# bolt pattern for a Mk4 Jetta?



## vapor (Jul 13, 2001)

my mom wants to get snow tires for her Jetta Wagon TDI.
also suggestions for wheel size?
thanks!


----------



## borapassion (Jan 4, 2004)

*Re: bolt pattern for a Mk4 Jetta? (vapor)*

bolt pattern 5x100.
snow tire 185/65 R15
oh yeah 35mm offset for the wheel.


_Modified by borapassion at 1:16 AM 2-3-2004_


----------



## Sheep (Dec 21, 2000)

*Re: bolt pattern for a Mk4 Jetta? (vapor)*


_Quote, originally posted by *vapor* »_my mom wants to get snow tires for her Jetta Wagon TDI.
also suggestions for wheel size? thanks!

Look at the size on side of the full-size spare tire. If it's same as on my Jetta, there might be a 16" with an ET42 stamped on back; if 15", still look at size on sidewall and ET stamped on back of the steel wheel.

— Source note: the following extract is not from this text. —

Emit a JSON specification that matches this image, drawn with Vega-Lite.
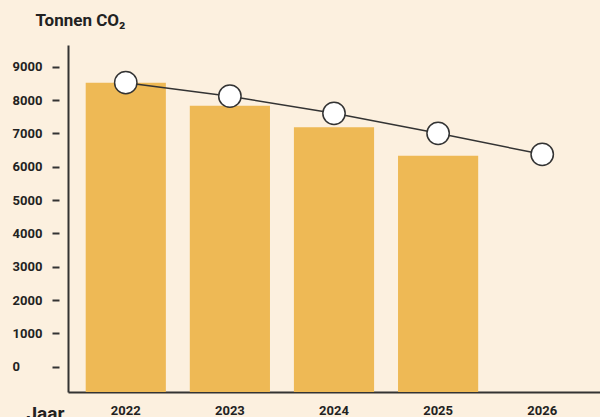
{
  "$schema": "https://vega.github.io/schema/vega-lite/v6.json",
  "width": 532,
  "height": 347,
  "autosize": {"type": "none"},
  "padding": {"left": 68, "top": 45, "right": 0, "bottom": 25},
  "background": "#FCF0DF",
  "config": {
    "view": {"stroke": null},
    "font": "Roboto",
    "axis": {"grid": false}
  },
  "data": {
    "values": [
      {"jaar": "2022", "uitstoot": 8520, "doel": 8520},
      {"jaar": "2023", "uitstoot": 7830, "doel": 8115},
      {"jaar": "2024", "uitstoot": 7180, "doel": 7600},
      {"jaar": "2025", "uitstoot": 6330, "doel": 7000},
      {"jaar": "2026", "uitstoot": null, "doel": 6370}
    ]
  },
  "encoding": {
    "x": {
      "field": "jaar",
      "type": "ordinal",
      "scale": {"paddingInner": 0.23, "paddingOuter": 0.17},
      "axis": {
        "labelAngle": 0,
        "ticks": false,
        "labelPadding": 12,
        "labelFontSize": 13,
        "labelFontWeight": "bold",
        "labelColor": "#222222",
        "domainColor": "#333333",
        "domainWidth": 2,
        "title": "Jaar",
        "titleFontSize": 19,
        "titleFontWeight": "bold",
        "titleColor": "#222222",
        "titleAnchor": null,
        "titleAlign": "left",
        "titleBaseline": "alphabetic",
        "titleX": -42,
        "titleY": 27
      }
    }
  },
  "layer": [
    {
      "mark": {"type": "bar", "color": "#EEB955"},
      "encoding": {
        "y": {
          "field": "uitstoot",
          "type": "quantitative",
          "scale": {"domain": [-760, 9650], "nice": false, "zero": false},
          "axis": {
            "orient": "left",
            "labels": false,
            "ticks": false,
            "title": null,
            "domainColor": "#333333",
            "domainWidth": 2
          }
        },
        "y2": {"datum": -760}
      }
    },
    {
      "mark": {"type": "line", "color": "#333333", "strokeWidth": 1.5},
      "encoding": {
        "y": {
          "field": "doel",
          "type": "quantitative",
          "axis": {
            "orient": "left",
            "offset": 9,
            "domain": false,
            "values": [0, 1000, 2000, 3000, 4000, 5000, 6000, 7000, 8000, 9000],
            "format": "d",
            "tickSize": 7,
            "tickWidth": 2,
            "tickColor": "#333333",
            "labelAlign": "left",
            "labelPadding": 40,
            "labelFontSize": 13,
            "labelFontWeight": "bold",
            "labelColor": "#222222",
            "title": "Tonnen CO₂",
            "titleAngle": 0,
            "titleAlign": "left",
            "titleBaseline": "alphabetic",
            "titleFontSize": 17,
            "titleFontWeight": "bold",
            "titleColor": "#222222",
            "titleAnchor": null,
            "titleX": -24,
            "titleY": -20
          }
        }
      }
    },
    {
      "mark": {"type": "point", "shape": "circle", "filled": true, "fill": "#FFFFFF", "stroke": "#333333", "strokeWidth": 1.5, "size": 500, "opacity": 1},
      "encoding": {
        "y": {"field": "doel", "type": "quantitative"}
      }
    }
  ],
  "resolve": {"axis": {"y": "independent"}}
}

I just don't know for fact if you have a full-size spare on that wagon.


----------



## ceboyd (Jan 21, 2003)

*Re: bolt pattern for a Mk4 Jetta? (Sheep)*

ET30 through ET42 will work on the TDI wagon without a problem as an FYI.

5x100mm bolt pattern and make sure you have the proper 57.1mm hubcentric ring in place too if going aftermarket.


----------